6 March 2023 9:17 AM GMT
Explained: What Happens To Order Of Conviction When Juvenility Of Accused Is Proved Under Juvenile Justice Act?

Under the Juvenile Justice (Care and Protection of Children) Act, 2015, a person accused of an offence at any stage can raise a claim that he or she was a minor on the date of the commission of offence. The court is legally bound to order an inquiry to determine the age and if the claim of juvenility is proved, the accused is to be forwarded to the Juvenile Justice Board for appropriate orders. The sentence, if already passed in the case by the trial court, is deemed to have no effect once it is proved that the accused was juvenile on the date of commission of offence.

In November 2022, the Delhi High Court set aside the life sentence of a murder convict in a case dating back to 1999 after he took the plea of juvenility during the pendency of his appeal and the ossification test revealed that his age was between 10 to 20 years on the day of incident. In similar instances, courts have freed the convicts years after they were sent to jail by the trial courts, only on the ground that they were juveniles when they had committed the crime.

The Supreme Court last week considered the question - what happens to the order of conviction when a claim of juvenility is declared successful, as it came across some decisions where both the conviction and sentence were set aside by the Supreme Court in such matters.

In July 2013, the Supreme Court in Jitendra Singh @ Babboo Singh & Anr Versus State of U.P. ruled that when a juvenile is found guilty of the offence alleged to have been committed by him, he simply cannot go unpunished. It held that the punishment must be left to the Juvenile Justice Board.

However in February 2019, a three-judge bench of the Supreme Court set aside both the conviction and sentence in a rape case. In April 2019, a similar approach was followed by a double bench of the apex court.

With respect to the judgments, the Supreme Court last week said that there was no prior discussion on the issue whether conviction was required to be set aside or not on this technical ground in the verdicts. "Merits of the conviction were not gone into. No ratio is laid down in the said case on this issue. Only while granting relief, conviction has also been set aside,” said the court.

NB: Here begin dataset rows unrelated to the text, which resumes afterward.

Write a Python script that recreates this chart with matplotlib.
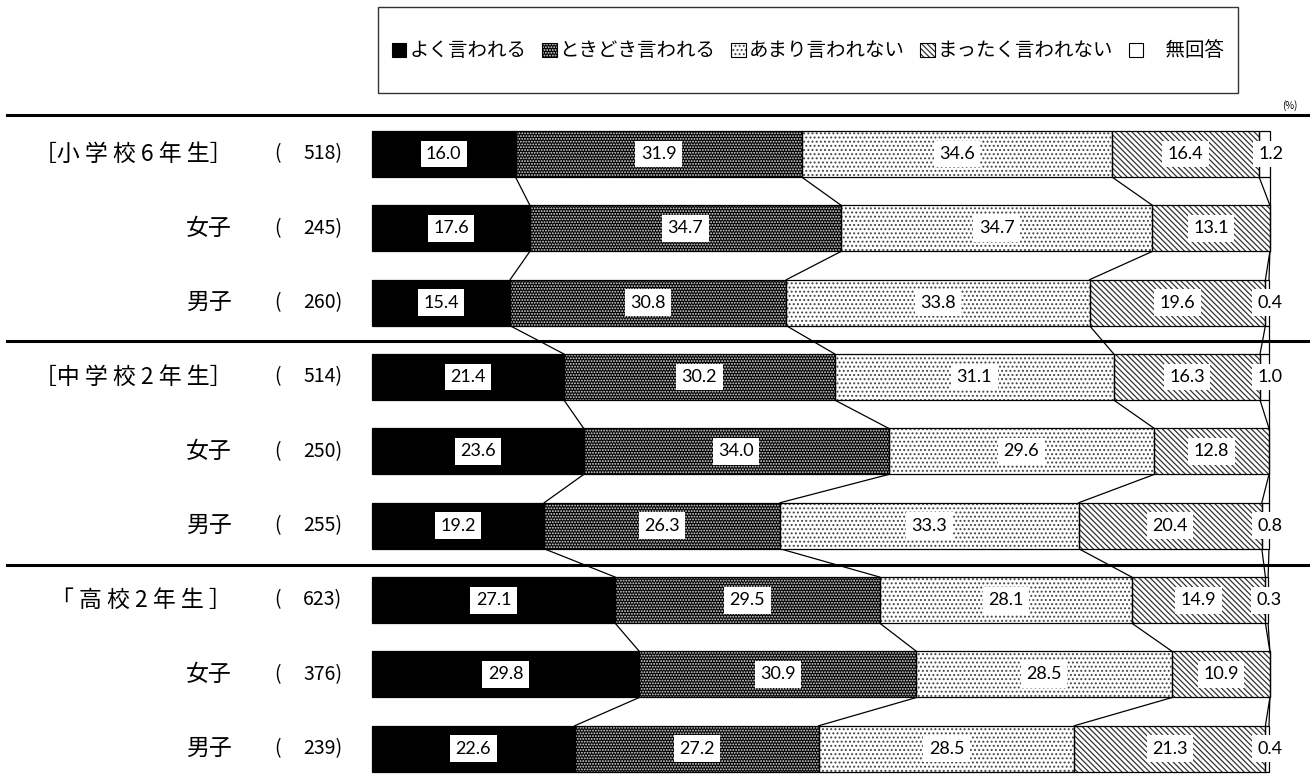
import matplotlib.pyplot as plt
from matplotlib.patches import Patch, Rectangle
from matplotlib.transforms import blended_transform_factory
import numpy as np

plt.rcParams['font.family'] = ['Noto Sans CJK JP', 'DejaVu Sans']
plt.rcParams['hatch.linewidth'] = 0.9

categories = ['よく言われる', 'ときどき言われる', 'あまり言われない', 'まったく言われない', '　無回答']
row_labels = ['［小 学 校 6 年 生］', '女子', '男子',
              '［中 学 校 2 年 生］', '女子', '男子',
              '「 高 校 2 年 生 ］', '女子', '男子']
counts = [518, 245, 260, 514, 250, 255, 623, 376, 239]

often = [16.0, 17.6, 15.4, 21.4, 23.6, 19.2, 27.1, 29.8, 22.6]
sometimes = [31.9, 34.7, 30.8, 30.2, 34.0, 26.3, 29.5, 30.9, 27.2]
rarely = [34.6, 34.7, 33.8, 31.1, 29.6, 33.3, 28.1, 28.5, 28.5]
never = [16.4, 13.1, 19.6, 16.3, 12.8, 20.4, 14.9, 10.9, 21.3]
no_answer = [1.2, 0.0, 0.4, 1.0, 0.0, 0.8, 0.3, 0.0, 0.4]

series = [often, sometimes, rarely, never, no_answer]
# face, hatch, hatch colour
styles = [('black', '', 'black'),
          ('black', '......', '#e0e0e0'),
          ('white', '....', '#444444'),
          ('white', '\\\\\\\\\\\\', '#333333'),
          ('white', '', 'black')]

W, H = 1310, 776
fig = plt.figure(figsize=(W / 100, H / 100), dpi=100)
ax = fig.add_axes([0, 0, 1, 1])
px = 8.97          # pixels per percent
x0 = 372           # pixel of 0 %
y0, dy = 154, 74.35
ax.set_xlim(-x0 / px, (W - x0) / px)
ax.set_ylim((H - y0) / dy, -y0 / dy)
ax.set_axis_off()

n = len(counts)
y = np.arange(n)
bh = 0.62
data = np.array(series)
cum = np.cumsum(data, axis=0)
left = cum - data

for k, (face, hatch, hcol) in enumerate(styles):
    ax.barh(y, data[k], left=left[k], height=bh, color=face, hatch=hatch,
            edgecolor=hcol, linewidth=0, zorder=2)
    ax.barh(y, data[k], left=left[k], height=bh, fill=False,
            edgecolor='black', linewidth=0.9, zorder=3)

# connector lines
for i in range(n - 1):
    for k in range(5):
        ax.plot([cum[k, i], cum[k, i + 1]], [i + bh / 2, i + 1 - bh / 2],
                color='black', lw=0.9, zorder=1)

# value labels
for i in range(n):
    for k in range(5):
        v = data[k, i]
        if v <= 0:
            continue
        xc = left[k, i] + v / 2
        if k == 4:
            xc = cum[k, i] + 0.1
        ax.text(xc, i, f'{v:.1f}', ha='center', va='center', fontsize=13,
                family=['Lato', 'DejaVu Sans'], zorder=5,
                bbox=dict(boxstyle='square,pad=0.3', fc='white', ec='none'))

# row labels
tr = blended_transform_factory(fig.transFigure, ax.transData)
for i in range(n):
    ax.text(232 / W, i, row_labels[i], transform=tr, ha='right', va='center',
            fontsize=16.5)
    ax.text(278 / W, i, '(', transform=tr, ha='center', va='center',
            fontsize=14)
    ax.text(342 / W, i, f'{counts[i]})', transform=tr, ha='right',
            va='center', fontsize=14)

# group separators
for yy in [-0.525, 2.515, 5.528]:
    ax.plot([7 / W, 1], [yy, yy], transform=tr, color='black', lw=2.2,
            zorder=4, clip_on=False)

fig.text(1290 / W, 1 - 106 / H, '(%)', ha='center', va='center', fontsize=7)

# legend
fig.add_artist(Rectangle((378 / W, 1 - 93 / H), 860 / W, 86 / H,
                         transform=fig.transFigure, fill=False,
                         edgecolor='#333333', lw=1))
handles = []
for face, hatch, hcol in styles:
    handles.append((Patch(facecolor=face, hatch=hatch, edgecolor=hcol, lw=0),
                    Patch(fill=False, edgecolor='black', lw=0.8)))
fig.legend(handles, categories, loc='center', ncol=5,
           bbox_to_anchor=(808 / W, 1 - 51 / H), frameon=False,
           fontsize=14, handlelength=0.75, handleheight=0.75,
           handletextpad=0.15, columnspacing=0.8)

fig.savefig('out.png', dpi=100)
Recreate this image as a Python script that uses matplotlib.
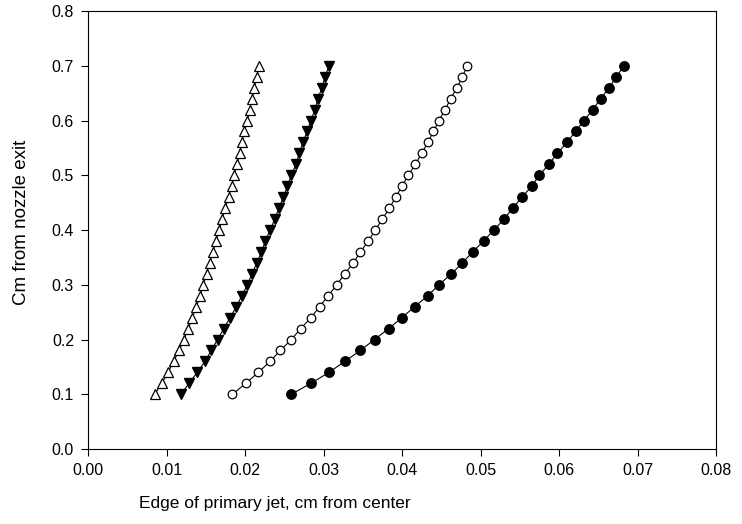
import matplotlib
matplotlib.use("Agg")
import matplotlib.pyplot as plt

plt.rcParams['font.family'] = ['Liberation Sans', 'DejaVu Sans']

# height from nozzle exit (cm), same for every series
y_vals = [0.10, 0.12, 0.14, 0.16, 0.18, 0.20, 0.22, 0.24, 0.26, 0.28, 0.30,
          0.32, 0.34, 0.36, 0.38, 0.40, 0.42, 0.44, 0.46, 0.48, 0.50,
          0.52, 0.54, 0.56, 0.58, 0.60, 0.62, 0.64, 0.66, 0.68, 0.70]

# edge of primary jet (cm from center)
open_tri = [0.0085, 0.0094, 0.0102, 0.0109, 0.0116, 0.0122, 0.0128, 0.0133, 0.0138, 0.0143, 0.0147,
            0.0151, 0.0155, 0.0159, 0.0163, 0.0167, 0.0171, 0.0175, 0.0179, 0.0183, 0.0186,
            0.0190, 0.0193, 0.0196, 0.0199, 0.0203, 0.0206, 0.0209, 0.0212, 0.0215, 0.0218]
filled_tri = [0.0118, 0.0129, 0.0139, 0.0149, 0.0157, 0.0165, 0.0173, 0.0181, 0.0189, 0.0196, 0.0203,
              0.0209, 0.0215, 0.0221, 0.0226, 0.0232, 0.0238, 0.0243, 0.0249, 0.0254, 0.0259,
              0.0265, 0.0269, 0.0274, 0.0279, 0.0284, 0.0289, 0.0293, 0.0298, 0.0302, 0.0307]
open_circ = [0.0184, 0.0201, 0.0217, 0.0232, 0.0245, 0.0259, 0.0271, 0.0284, 0.0295, 0.0306, 0.0317,
             0.0327, 0.0338, 0.0347, 0.0357, 0.0366, 0.0375, 0.0384, 0.0392, 0.0400, 0.0408,
             0.0417, 0.0425, 0.0433, 0.0440, 0.0447, 0.0455, 0.0462, 0.0470, 0.0477, 0.0483]
filled_circ = [0.0259, 0.0284, 0.0307, 0.0327, 0.0347, 0.0365, 0.0383, 0.0400, 0.0416, 0.0433, 0.0447,
               0.0463, 0.0477, 0.0490, 0.0504, 0.0517, 0.0530, 0.0541, 0.0553, 0.0565, 0.0575,
               0.0587, 0.0598, 0.0610, 0.0621, 0.0632, 0.0643, 0.0653, 0.0664, 0.0673, 0.0683]

fig = plt.figure(figsize=(7.42, 5.24), dpi=100)
ax = fig.add_axes([0.1186, 0.1431, 0.8464, 0.8359])

ax.plot(open_tri, y_vals, color='black', lw=0.8, marker='^', ms=7.5,
        markerfacecolor='white', markeredgecolor='black', markeredgewidth=0.9)
ax.plot(filled_tri, y_vals, color='black', lw=0.8, marker='v', ms=7.5,
        markerfacecolor='black', markeredgecolor='black')
ax.plot(open_circ, y_vals, color='black', lw=0.8, marker='o', ms=6.2,
        markerfacecolor='white', markeredgecolor='black', markeredgewidth=0.9)
ax.plot(filled_circ, y_vals, color='black', lw=0.8, marker='o', ms=6.8,
        markerfacecolor='black', markeredgecolor='black')

ax.set_xlim(0, 0.08)
ax.set_ylim(0, 0.8)
ax.set_xticks([0.00, 0.01, 0.02, 0.03, 0.04, 0.05, 0.06, 0.07, 0.08])
ax.set_xticklabels(['0.00', '0.01', '0.02', '0.03', '0.04', '0.05', '0.06', '0.07', '0.08'])
ax.set_yticks([0.0, 0.1, 0.2, 0.3, 0.4, 0.5, 0.6, 0.7, 0.8])
ax.set_yticklabels(['0.0', '0.1', '0.2', '0.3', '0.4', '0.5', '0.6', '0.7', '0.8'])
ax.tick_params(direction='out', length=5, width=0.8, labelsize=11.5, pad=5)

ax.set_xlabel('Edge of primary jet, cm from center', fontsize=12.5)
ax.set_ylabel('Cm from nozzle exit', fontsize=13.5)
ax.xaxis.set_label_coords(0.298, -0.108)
ax.yaxis.set_label_coords(-0.092, 0.518)

fig.savefig('out.png', dpi=100)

The bench of Justice B.R. Gavai, Justice Vikram Nath and Justice Sanjay Karol said Section 9 of the 2015 Act “does not specifically or even impliedly provide that the conviction recorded by any Court with respect to a person who has subsequently after the disposal of the case found to be juvenile or a child, would also lose its effect rather it is only the sentence if any passed by the Court would be deemed to have no effect.”

The court further observed that the intention of the legislature was to give benefit to a person who is declared to be a child on the date of the offence only with respect to its sentence part.

“If the conviction was also to be made ineffective then either the jurisdiction of regular Sessions Court would have been completely excluded not only under section 9 of the 2015 Act but also under section 25 of the 2015 Act, provision would have been made that on a finding being recorded that the person being tried is a child, a pending trial should also be relegated to the JJB and also that such trial would be held to be null and void,” added the court.

It further said that merits of the conviction could be tested and the conviction which was recorded cannot be held to be vitiated in law merely because the inquiry was not conducted by JJB.

“It is only the question of sentence for which the provisions of the 2015 Act would be attracted and any sentence in excess of what is permissible under the 2015 Act will have to be accordingly amended as per the provisions of the 2015 Act. Otherwise, the accused who has committed a heinous offence and who did not claim juvenility before the Trial Court would be allowed to go scot-free,” said the court.